总之,我们对中国模式的理解必须走向历史深处,即中国模式是中国改革开放的伟大实践,是中国社会主义建设的伟大实践,是中华民族探索实现现代化的伟大实践,也是文明复兴的伟大实践。


中国模式的三大效应


中国道路、理论与制度尽管具有鲜明的中国特色,但发展和完善过程中越来越呈现出普遍性意义,体现在:

其一,还原世界多样性。针对“全球化就是美国化”的说法,欧洲友人表示,幸亏有了欧盟模式和中国模式,否则这个世界真的太美国化了,因为其他国家模式要么太局限于该国或该地区,要么不算成功,能够产生世界效应的发展模式唯中欧而已。可见和欧盟模式一样,中国模式也在还原世界多样性。

其二,启迪西方模式。欧债危机爆发后,德国前总理施密特曾表示,中国的持续成功发展不仅解决中国问题,也为西方走出困境提供启示。中国模式是对五百年来“西方中心论”的扬弃。英国历史学家汤因比早就指出:“将来统一世界的大概不是西欧国家,也不是西欧化的国家,而是中国。并且正因中国有担任这样的未来政治任务的征兆,所以今天中国在世界上才有令人惊叹的威望。”汤因比、池田大作:《展望21世纪:汤因比与池田大作对话录》,荀春生等译,北京:国际文化出版公司,1997年,第278页。

其三,激励发展中国家模式。以色列前总统佩雷斯曾说,中国从贫穷到自立、从贫穷到繁荣,实现着中国梦,走出了中国路。中国独特的发展模式对解决中东地区的贫穷、失业、教育和科技落后等许多问题都有着极大的启示、激励作用。的确,中国模式的成功,正在激励越来越多的发展中国家告别效仿西方的迷思、走符合自身国情的发展道路。近来,国际社会唱衰金砖国家,中国模式又无形中承载着证明新兴国家模式的时代重任,肩负着促进国际关系民主化的历史使命。

中国人推崇“知行合一”,“己欲立而立人、己欲达而达人”。中国模式不仅是中国成功实现现代化的自信与自觉,也在鼓励更多的国家走符合自身国情的发展道路,最终实现现代化。

中国梦及社会主义核心价值观,为中国模式赋予了深远的理想主义色彩和深刻的价值内涵。中国模式是中国梦的阶段性成就。中国模式及其背后蕴藏的中华文明生生不息、中华民族历久弥新、中国人民百折不挠的精神,证明中国的成功绝非偶然或不可持续,而是具有历史的必然性、时代的必要性,以及现实的合理性。随着中华民族伟大复兴的中国梦逐步实现,中国模式不仅让中国成为中国,让西方成为西方,也在让世界成为世界。

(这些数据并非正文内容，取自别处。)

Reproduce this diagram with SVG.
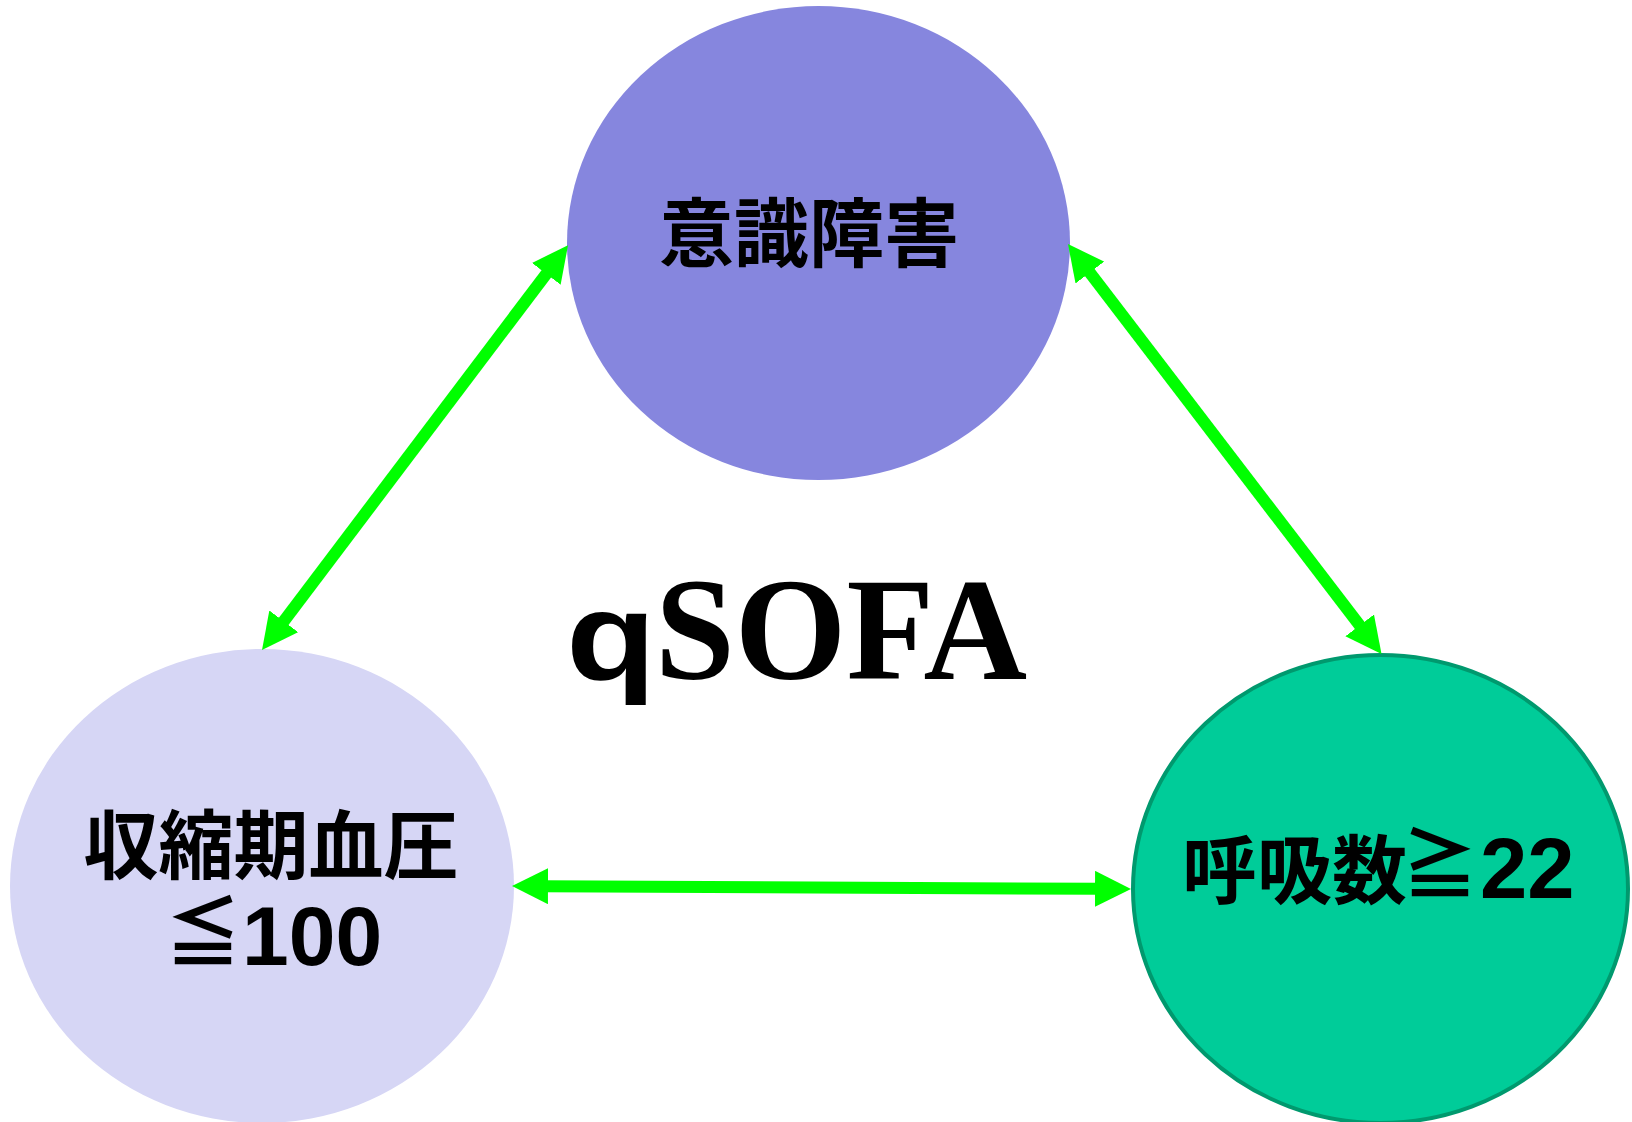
<svg xmlns="http://www.w3.org/2000/svg" width="1632" height="1122" viewBox="0 0 1632 1122">
<defs>
<style>
.cjk{font-family:"Noto Sans CJK JP","Noto Sans CJK SC",sans-serif;font-weight:bold;font-size:75px;fill:#000}
.num{font-family:"Liberation Sans",Arial,sans-serif;font-weight:bold;fill:#000}
.conn{stroke:#00ff00;stroke-width:12;fill:none;marker-start:url(#ah);marker-end:url(#ah)}
</style>
<marker id="ah" viewBox="0 0 36 36" markerWidth="36" markerHeight="36" refX="6" refY="18" orient="auto-start-reverse" markerUnits="userSpaceOnUse">
<path d="M0,0 L36,18 L0,36 z" fill="#00ff00"/>
</marker>
</defs>
<rect width="1632" height="1122" fill="#ffffff"/>
<g id="node-ishiki">
<ellipse cx="818.5" cy="243" rx="251.5" ry="237" fill="#8686de"/>
<text class="cjk" x="809" y="261" text-anchor="middle">意識障害</text>
</g>
<g id="node-ketsuatsu">
<ellipse cx="262" cy="886" rx="252" ry="237" fill="#d6d6f5"/>
<text class="cjk"><tspan x="271" y="873" text-anchor="middle">収縮期血圧</tspan><tspan x="203" y="960" text-anchor="middle" font-size="76">≦</tspan><tspan class="num" x="242" y="965" font-size="84">100</tspan></text>
</g>
<g id="node-kokyu">
<ellipse cx="1380.5" cy="889" rx="247.5" ry="234" fill="#00cc99" stroke="#00996e" stroke-width="4"/>
<text class="cjk"><tspan x="1182" y="898">呼吸数</tspan><tspan x="1440" y="892" text-anchor="middle" font-size="76">≧</tspan><tspan class="num" x="1480" y="898" font-size="85">22</tspan></text>
</g>
<g id="title">
<text x="566" y="679" font-family="Liberation Sans, Arial, sans-serif" font-weight="bold" font-size="124" textLength="90" lengthAdjust="spacingAndGlyphs">q</text>
<text x="655" y="679" font-family="Liberation Serif, 'Times New Roman', serif" font-weight="bold" font-size="146" textLength="372" lengthAdjust="spacingAndGlyphs">SOFA</text>
</g>
<g id="connectors">
<line class="conn" x1="280.1" y1="626.1" x2="549.9" y2="269.1"/>
<line class="conn" x1="1086.2" y1="267.8" x2="1363.3" y2="630.2"/>
<line class="conn" x1="542" y1="886.15" x2="1101" y2="888.85"/>
</g>
</svg>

毛泽东在《纪念孙中山先生》一文中指出,“中国应当对于人类有较大的贡献”。中国模式就是这种贡献的重要内容,也是“四个自信”的软实力基础。尽管我们主观上不输出中国模式,但是客观上必须认识到中国模式是基于五千年中华文明的复兴、近代一百余年实现现代化的艰辛探索,和新中国建立后社会主义实践所凝聚的发展经济与治国理政经验,肩负文明复兴的使命,正在对地区治理和全球治理产生越来越广泛而深入的影响,呈现越来越鲜明的世界意义与时代价值。